Strangely enough, the chapter I was most inspired by is actually the one on the sense of touch. There is so much emotion and expression tied to this sense, that when we are deeply affected by something (or somebody), we say "we are touched" by it... Although this sense is considered a "lower" or "animalic" sense in the hierarchy the Aristotle created (he viewed hearing and vision as higher, more refined or intelligent senses as they don't require direct contact with the object they are sensing - something that of course we could argue otherwise, with what we now know about light waves, particles, etc. - it's not as if nothing touches the eyes to stimulate vision!) - there is so much power to it and it is so commonly overlooked in our everyday life... And now that I've just completed the chapter about hearing, I'm yet again awed by the power of sound and the nearly magical effect of music on our psyche.
"...no end to the yearning, longing, rapture, and misery of love: world, power, fame, honor, chivalry, loyalty, and friendship, scattered like an insubstantial dream; one thing alone left living: longing, longing unquenchable, desire forever renewing itself, craving and languishing; one sole redemption: death, surcease of being, the sleep that knows no waking!” - Richard Wagner, of his Tristan und Isolde prelude ...
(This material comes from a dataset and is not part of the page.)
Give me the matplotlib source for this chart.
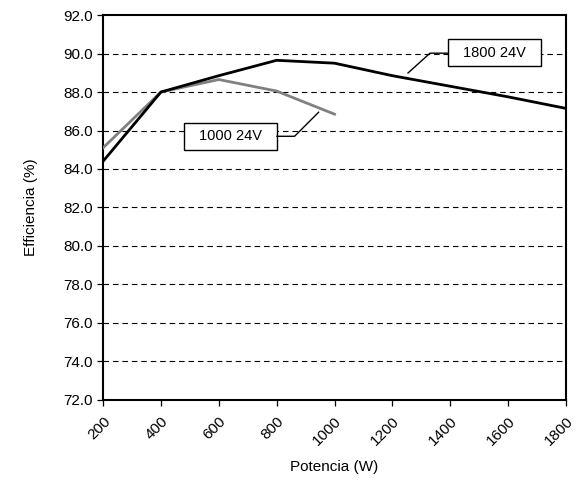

As I lay on the beach, I become aware of my skin being caressed by the wind, my toes dipped in the gritty warm sand and occasionally tickled by sand fleas. The waves reach for the shore, as if quietly licking my wounds... Their repetitive whispers quiet my mind, full of heart-clenching melodies charged with too much emotion... Each waves does not return to the ocean empty handed – it brings back a handful of tears, which might be why the ocean is so salty… And I begin to swim, every inch of my body embraced by heavy, cold water that shares my burden and lightens my load of sorrows by dispersing them evenly among the myriads of H2O molecules… And sodium chloride… and fish and algae - whose smell I begin to detect because finally I can breath.. And with each breast stroke, the world seems bigger and more full of wonders. And even a sudden death at sea (by a boat or a musk rat – ahum, disappointingly this was the only wild creature I swam next to this year…) does not seem all that bad if I will become a wave and take someone’s sorrow away. Wagner and his fellow Romanticists were so wrong… Death is not redemption in the sense of eternal rest and end of suffering (too bad for Ophelia, Isolde, Romeo & Juliet who lost their lives over love just because they couldn’t wait long enough to get over a breakup before taking up their own lives)… It is merely the beginning of another life form(s) and energy redistributed in the universe.
The waves remind me that everything is temporary. Can you even tell where a wave begins and where it ends? And when does the next wave begin? The waves are energy, flowing within the fabric of the universe, constantly changing, and carried in many different forms and patterns. And just when things seem to go only downhill, another peak arrives… And just when we think that the pain is unbearable and we can’t take it anymore – its peak is over and it withdraws and disappears without leaving a mark. The most beautiful things in the world don't last forever, but so does pain and suffering. It's all part of something bigger - life, the universe - we are a small part of it, and whatever we experience has its place in the greater scheme of things, even though we cannot always understand the whys and the hows. We just have to be.